The minimum proof package is one focused project page with a demo, a walkthrough, a decision note, and source evidence. Anything less sends the reviewer back to trusting the resume, and that is exactly what you want to avoid.
Use this structure when time is tight:
- Resume bullet: One sentence stating the project, constraint, and outcome.
- Demo link: Live or recorded, under five minutes.
- Decision note: One page covering options, trade-offs, and risks.
- Source artifact: Repo, design file, prompt log, benchmark sheet, or project log.
- AI-use note: Three lines explaining what AI did and what you decided.

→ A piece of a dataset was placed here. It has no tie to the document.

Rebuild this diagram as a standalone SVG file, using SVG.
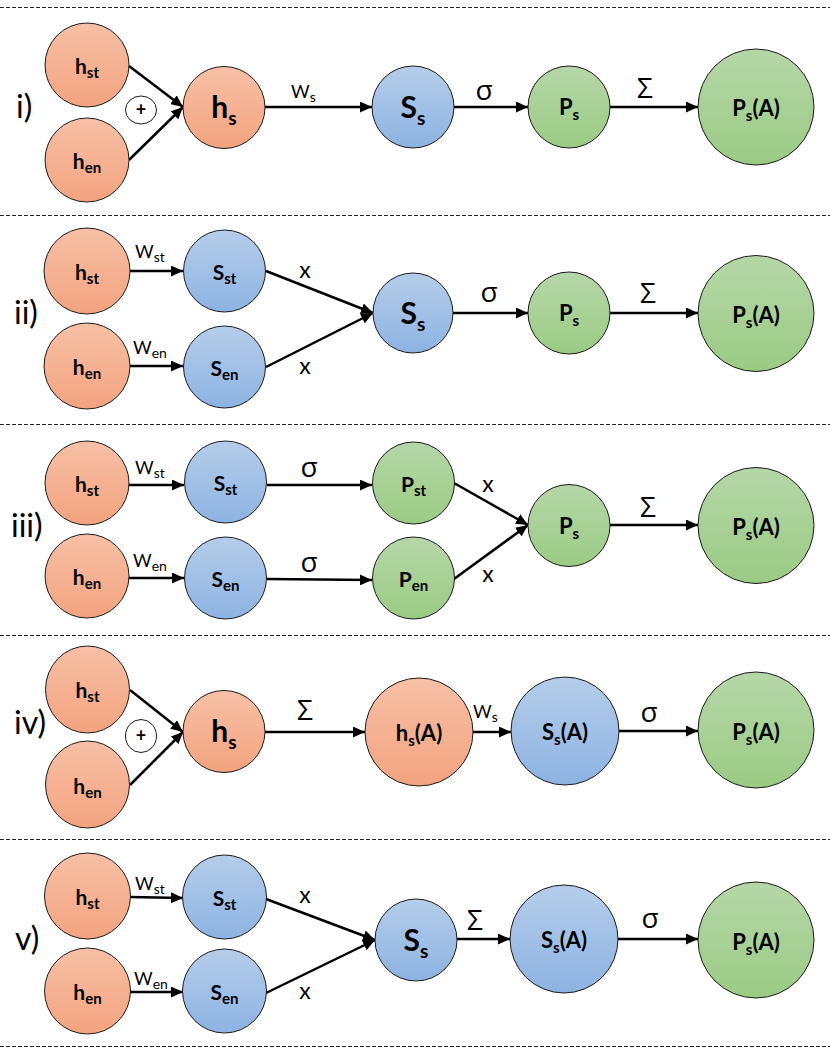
<svg xmlns="http://www.w3.org/2000/svg" width="830" height="1054" viewBox="0 0 830 1054">
<defs>
<linearGradient id="gO" x1="0" y1="0" x2="0" y2="1"><stop offset="0" stop-color="#F7C0A6"/><stop offset="1" stop-color="#F3A37F"/></linearGradient>
<linearGradient id="gB" x1="0" y1="0" x2="0" y2="1"><stop offset="0" stop-color="#B5CDEA"/><stop offset="1" stop-color="#8DB3E2"/></linearGradient>
<linearGradient id="gG" x1="0" y1="0" x2="0" y2="1"><stop offset="0" stop-color="#B6D7A8"/><stop offset="1" stop-color="#9ACB84"/></linearGradient>
<marker id="ah" markerWidth="12" markerHeight="11" refX="12" refY="5.5" orient="auto" markerUnits="userSpaceOnUse"><path d="M0,0 L12,5.5 L0,11 z" fill="#000"/></marker>
<style>
.o{fill:url(#gO);stroke:#1a1a1a;stroke-width:1}
.b{fill:url(#gB);stroke:#1a1a1a;stroke-width:1}
.g{fill:url(#gG);stroke:#1a1a1a;stroke-width:1}
.pc{fill:#fff;stroke:#1a1a1a;stroke-width:1}
.n{font-family:Lato,"Open Sans","DejaVu Sans",sans-serif;font-weight:bold;font-size:21px;fill:#000;text-anchor:middle}
.nb{font-family:Lato,"Open Sans","DejaVu Sans",sans-serif;font-weight:bold;font-size:30px;fill:#000;text-anchor:middle}
.na{font-family:Lato,"Open Sans","DejaVu Sans",sans-serif;font-weight:bold;font-size:22px;fill:#000;text-anchor:middle}
.s14{font-size:15px}
.s19{font-size:19px}
.e{font-family:Lato,"Open Sans","DejaVu Sans",sans-serif;font-size:18px;fill:#000}
.es{font-size:14px}
.gr{font-family:"Open Sans","DejaVu Sans",sans-serif;font-size:28px;fill:#000;text-anchor:middle}
.x{font-family:Lato,"Open Sans",sans-serif;font-size:23px;fill:#000;text-anchor:middle}
.sec{font-family:Lato,"Open Sans",sans-serif;font-size:32px;fill:#000}
.pl{font-family:Lato,"Open Sans",sans-serif;font-weight:bold;font-size:18px;fill:#000;text-anchor:middle}
.c line{stroke:#000;stroke-width:2.5;marker-end:url(#ah)}
.d{stroke:#222;stroke-width:1;stroke-dasharray:4,2}
</style>
</defs>
<rect width="830" height="1054" fill="#fff"/>

<g id="separators">
<line class="d" x1="0" y1="7.5" x2="830" y2="7.5"/>
<line class="d" x1="0" y1="215.5" x2="830" y2="215.5"/>
<line class="d" x1="0" y1="424.5" x2="830" y2="424.5"/>
<line class="d" x1="0" y1="635.5" x2="830" y2="635.5"/>
<line class="d" x1="0" y1="839.5" x2="830" y2="839.5"/>
<line class="d" x1="0" y1="1046.5" x2="830" y2="1046.5"/>
</g>

<g id="section-labels">
<text class="sec" x="16" y="118">i)</text>
<text class="sec" x="14" y="324">ii)</text>
<text class="sec" x="11" y="537">iii)</text>
<text class="sec" x="14" y="734">iv)</text>
<text class="sec" x="15" y="950">v)</text>
</g>

<g class="c" id="connectors">
<line x1="129" y1="66" x2="183" y2="107"/>
<line x1="129" y1="160" x2="183" y2="107"/>
<line x1="265" y1="107" x2="372" y2="107"/>
<line x1="454" y1="107" x2="528" y2="107"/>
<line x1="610" y1="107" x2="698" y2="107"/>

<line x1="130" y1="271" x2="183" y2="271"/>
<line x1="130" y1="366" x2="183" y2="366"/>
<line x1="266" y1="271" x2="373" y2="313"/>
<line x1="266" y1="367" x2="373" y2="313"/>
<line x1="453" y1="313" x2="528" y2="313"/>
<line x1="610" y1="313" x2="698" y2="313"/>

<line x1="129" y1="485" x2="184" y2="485"/>
<line x1="129" y1="578" x2="184" y2="578"/>
<line x1="267" y1="485" x2="372" y2="485"/>
<line x1="267" y1="579" x2="372" y2="580"/>
<line x1="454" y1="483" x2="528" y2="525"/>
<line x1="454" y1="579" x2="528" y2="525"/>
<line x1="610" y1="525" x2="698" y2="525"/>

<line x1="130" y1="690" x2="183" y2="732"/>
<line x1="130" y1="785" x2="183" y2="732"/>
<line x1="265" y1="732" x2="365" y2="732"/>
<line x1="473" y1="732" x2="511" y2="732"/>
<line x1="619" y1="731" x2="698" y2="731"/>

<line x1="130" y1="897" x2="183" y2="898"/>
<line x1="130" y1="992" x2="183" y2="992"/>
<line x1="266" y1="899" x2="375" y2="940"/>
<line x1="266" y1="993" x2="375" y2="940"/>
<line x1="457" y1="939" x2="510" y2="939"/>
<line x1="618" y1="939" x2="698" y2="939"/>
</g>

<g id="edge-labels">
<text class="e" x="291" y="98">W<tspan class="es" dy="4">s</tspan></text>
<text class="gr" x="484" y="100">σ</text>
<text class="gr" x="645" y="98">Σ</text>

<text class="e" x="135" y="258">W<tspan class="es" dy="4">st</tspan></text>
<text class="e" x="133" y="354">W<tspan class="es" dy="4">en</tspan></text>
<text class="x" x="305" y="278">x</text>
<text class="x" x="305" y="374">x</text>
<text class="gr" x="489" y="302">σ</text>
<text class="gr" x="648" y="303">Σ</text>

<text class="e" x="135" y="474">W<tspan class="es" dy="4">st</tspan></text>
<text class="e" x="133" y="567">W<tspan class="es" dy="4">en</tspan></text>
<text class="gr" x="309" y="477">σ</text>
<text class="gr" x="309" y="572">σ</text>
<text class="x" x="488" y="492">x</text>
<text class="x" x="488" y="582">x</text>
<text class="gr" x="648" y="517">Σ</text>

<text class="gr" x="305" y="720">Σ</text>
<text class="e" x="473" y="718">W<tspan class="es" dy="4">s</tspan></text>
<text class="gr" x="649" y="722">σ</text>

<text class="e" x="135" y="890">W<tspan class="es" dy="4">st</tspan></text>
<text class="e" x="134" y="985">W<tspan class="es" dy="4">en</tspan></text>
<text class="x" x="305" y="903">x</text>
<text class="x" x="305" y="999">x</text>
<text class="gr" x="475" y="930">Σ</text>
<text class="gr" x="650" y="928">σ</text>
</g>

<!-- Section i -->
<g id="i-hst"><circle class="o" cx="87" cy="65" r="42"/><text class="n" x="87" y="74">h<tspan class="s14" dy="4">st</tspan></text></g>
<g id="i-hen"><circle class="o" cx="87" cy="160" r="42"/><text class="n" x="87" y="169">h<tspan class="s14" dy="4">en</tspan></text></g>
<g id="i-plus"><ellipse class="pc" cx="141" cy="110" rx="15.5" ry="14"/><text class="pl" x="141" y="116">+</text></g>
<g id="i-hs"><circle class="o" cx="224" cy="107.5" r="41"/><text class="nb" x="224" y="118">h<tspan class="s19" dy="7">s</tspan></text></g>
<g id="i-Ss"><circle class="b" cx="413" cy="107" r="41"/><text class="nb" x="413" y="118">S<tspan class="s19" dy="7">s</tspan></text></g>
<g id="i-Ps"><circle class="g" cx="569" cy="107" r="41"/><text class="na" x="569" y="115">P<tspan class="s14" dy="5">s</tspan></text></g>
<g id="i-PsA"><circle class="g" cx="756" cy="107" r="58"/><text class="na" x="756" y="116">P<tspan class="s14" dy="5">s</tspan><tspan dy="-5">(A)</tspan></text></g>

<!-- Section ii -->
<g id="ii-hst"><circle class="o" cx="87" cy="271" r="43"/><text class="n" x="87" y="280">h<tspan class="s14" dy="4">st</tspan></text></g>
<g id="ii-hen"><circle class="o" cx="87" cy="366" r="43"/><text class="n" x="87" y="375">h<tspan class="s14" dy="4">en</tspan></text></g>
<g id="ii-Sst"><circle class="b" cx="224.5" cy="271" r="41"/><text class="n" x="224.5" y="280">S<tspan class="s14" dy="4">st</tspan></text></g>
<g id="ii-Sen"><circle class="b" cx="224.5" cy="367" r="41"/><text class="n" x="224.5" y="376">S<tspan class="s14" dy="4">en</tspan></text></g>
<g id="ii-Ss"><circle class="b" cx="413" cy="313" r="40"/><text class="nb" x="413" y="324">S<tspan class="s19" dy="7">s</tspan></text></g>
<g id="ii-Ps"><circle class="g" cx="569" cy="313" r="41"/><text class="na" x="569" y="321">P<tspan class="s14" dy="5">s</tspan></text></g>
<g id="ii-PsA"><circle class="g" cx="756" cy="313.5" r="58"/><text class="na" x="756" y="323">P<tspan class="s14" dy="5">s</tspan><tspan dy="-5">(A)</tspan></text></g>

<!-- Section iii -->
<g id="iii-hst"><circle class="o" cx="87" cy="483" r="42"/><text class="n" x="87" y="492">h<tspan class="s14" dy="4">st</tspan></text></g>
<g id="iii-hen"><circle class="o" cx="87" cy="576" r="42"/><text class="n" x="87" y="585">h<tspan class="s14" dy="4">en</tspan></text></g>
<g id="iii-Sst"><circle class="b" cx="225.5" cy="482" r="41"/><text class="n" x="225.5" y="491">S<tspan class="s14" dy="4">st</tspan></text></g>
<g id="iii-Sen"><circle class="b" cx="225.5" cy="578" r="41"/><text class="n" x="225.5" y="587">S<tspan class="s14" dy="4">en</tspan></text></g>
<g id="iii-Pst"><circle class="g" cx="413.5" cy="483" r="41"/><text class="n" x="413.5" y="492">P<tspan class="s14" dy="4">st</tspan></text></g>
<g id="iii-Pen"><circle class="g" cx="413.5" cy="578" r="41"/><text class="n" x="413.5" y="587">P<tspan class="s14" dy="4">en</tspan></text></g>
<g id="iii-Ps"><circle class="g" cx="569" cy="525.5" r="41"/><text class="na" x="569" y="534">P<tspan class="s14" dy="5">s</tspan></text></g>
<g id="iii-PsA"><circle class="g" cx="756" cy="525.5" r="58"/><text class="na" x="756" y="535">P<tspan class="s14" dy="5">s</tspan><tspan dy="-5">(A)</tspan></text></g>

<!-- Section iv -->
<g id="iv-hst"><ellipse class="o" cx="87.5" cy="689.5" rx="42" ry="43.5"/><text class="n" x="87.5" y="698">h<tspan class="s14" dy="4">st</tspan></text></g>
<g id="iv-hen"><ellipse class="o" cx="87.5" cy="784.5" rx="42" ry="43.5"/><text class="n" x="87.5" y="794">h<tspan class="s14" dy="4">en</tspan></text></g>
<g id="iv-plus"><ellipse class="pc" cx="141" cy="736" rx="15.5" ry="16.5"/><text class="pl" x="141" y="742">+</text></g>
<g id="iv-hs"><circle class="o" cx="224" cy="731.5" r="41"/><text class="nb" x="224" y="742">h<tspan class="s19" dy="7">s</tspan></text></g>
<g id="iv-hsA"><circle class="o" cx="419" cy="732" r="54"/><text class="na" x="419" y="741">h<tspan class="s14" dy="5">s</tspan><tspan dy="-5">(A)</tspan></text></g>
<g id="iv-SsA"><circle class="b" cx="565" cy="731" r="54"/><text class="na" x="565" y="740">S<tspan class="s14" dy="5">s</tspan><tspan dy="-5">(A)</tspan></text></g>
<g id="iv-PsA"><circle class="g" cx="756" cy="730" r="58"/><text class="na" x="756" y="740">P<tspan class="s14" dy="5">s</tspan><tspan dy="-5">(A)</tspan></text></g>

<!-- Section v -->
<g id="v-hst"><circle class="o" cx="87.5" cy="896" r="43"/><text class="n" x="87.5" y="905">h<tspan class="s14" dy="4">st</tspan></text></g>
<g id="v-hen"><circle class="o" cx="87.5" cy="991" r="43"/><text class="n" x="87.5" y="1000">h<tspan class="s14" dy="4">en</tspan></text></g>
<g id="v-Sst"><circle class="b" cx="224.5" cy="897" r="42"/><text class="n" x="224.5" y="906">S<tspan class="s14" dy="4">st</tspan></text></g>
<g id="v-Sen"><circle class="b" cx="224.5" cy="991" r="42"/><text class="n" x="224.5" y="1000">S<tspan class="s14" dy="4">en</tspan></text></g>
<g id="v-Ss"><circle class="b" cx="416" cy="940" r="41"/><text class="nb" x="416" y="951">S<tspan class="s19" dy="7">s</tspan></text></g>
<g id="v-SsA"><circle class="b" cx="564" cy="939" r="54"/><text class="na" x="564" y="948">S<tspan class="s14" dy="5">s</tspan><tspan dy="-5">(A)</tspan></text></g>
<g id="v-PsA"><circle class="g" cx="756" cy="940" r="58"/><text class="na" x="756" y="950">P<tspan class="s14" dy="5">s</tspan><tspan dy="-5">(A)</tspan></text></g>
</svg>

If the idea of proof is new, start with Proof of Work for Builders: Definition and Examples. The goal is not to make more content. The goal is to make your strongest claim inspectable.
Frequently Asked Questions
Should I say that AI helped write my resume?
Yes, if asked directly or if the process itself is part of the evaluation. But the better move is to make the resume less important by attaching work evidence. A polished AI-assisted resume is fine when the artifacts next to it show real output, process, and judgment.
How many proof links should I include on a resume?
Use three to five strong proof links on a one-page resume. Link only to artifacts that support a specific claim. A hiring manager moving quickly should know exactly what each link opens: demo, repo, walkthrough, decision note, or benchmark.
What if my work is confidential?
Create a sanitized artifact that preserves the decision structure without exposing private data. Replace customer names, remove proprietary data, describe constraints at the category level, and show a recreated workflow or redacted screenshot where your agreement allows it.
Is a GitHub repo enough to prove technical work?
No. A repo helps, but it rarely explains the problem, the constraint, or the decision logic on its own. Pair it with a short walkthrough and a decision note so the reviewer can see both implementation and judgment.
Do builders still need resumes if they have proof of work?
Yes. The resume still helps route the review, summarize scope, and match role requirements. Its job is smaller now: point to proof, not carry the whole case.